Trail Mix HEBA Rusks

Warm up this winter with a batch of freshly baked Heba Rusks! Not only is this recipe sugar and gluten free, it's delicious paired with a cup of coffee or tea. 

Ingredients
DRY
1 packet (200g) Heba
⅓ cup mixed seeds
¼ tsp Himalayan salt
3 tsp baking powder
4 Tbsps xylitol

WET
4 eggs
2 tsp vanilla essence
1 ½ cup milk or dairy-free milk alternative
½ cup coconut milk
2 Tbsps apple cider vinegar

Method

  1. Preheat the oven to 180'C and line a baking tin with parchment paper.
  2. Add the milk, coconut milk and apple cider vinegar into a medium bowl. Mix and set aside for 5 minutes. ( separation is normal)
  3. In a separate mixing bowl combine all the dry ingredients.
  4. Mix the eggs and vanilla essence into the milk mixture and then add the wet mixture to the dry mixture and combine.
  5. Pour into prepared baking tin and transfer to the oven.

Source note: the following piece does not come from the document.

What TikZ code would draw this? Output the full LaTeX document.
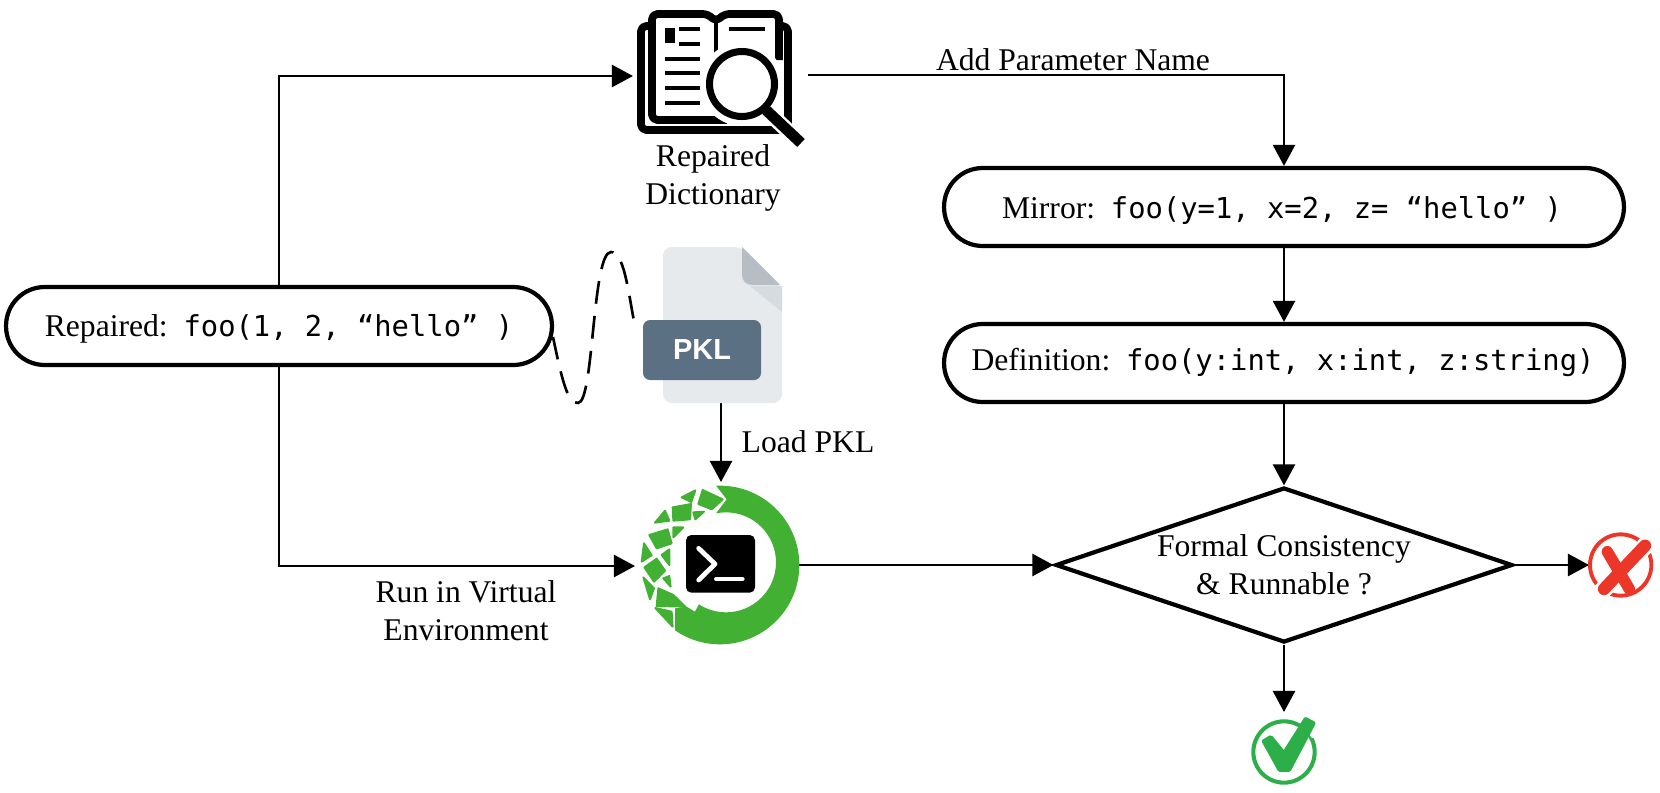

Bake for 60 minutes or until a toothpick comes out clean.
  6. Let it cool down completely before taking out of tin by pulling on parchment paper.
  7. Cut into rusks and transfer to tray, leaving enough space between all the rusks.
  8. Set the oven to fan mode on 110'C and dry out the rusks for 6-7 hours . Once you take them out they might seem a little chewy in the center still, but once they cool down completely they get crispier.
  9. Store in air-tight container with a lid.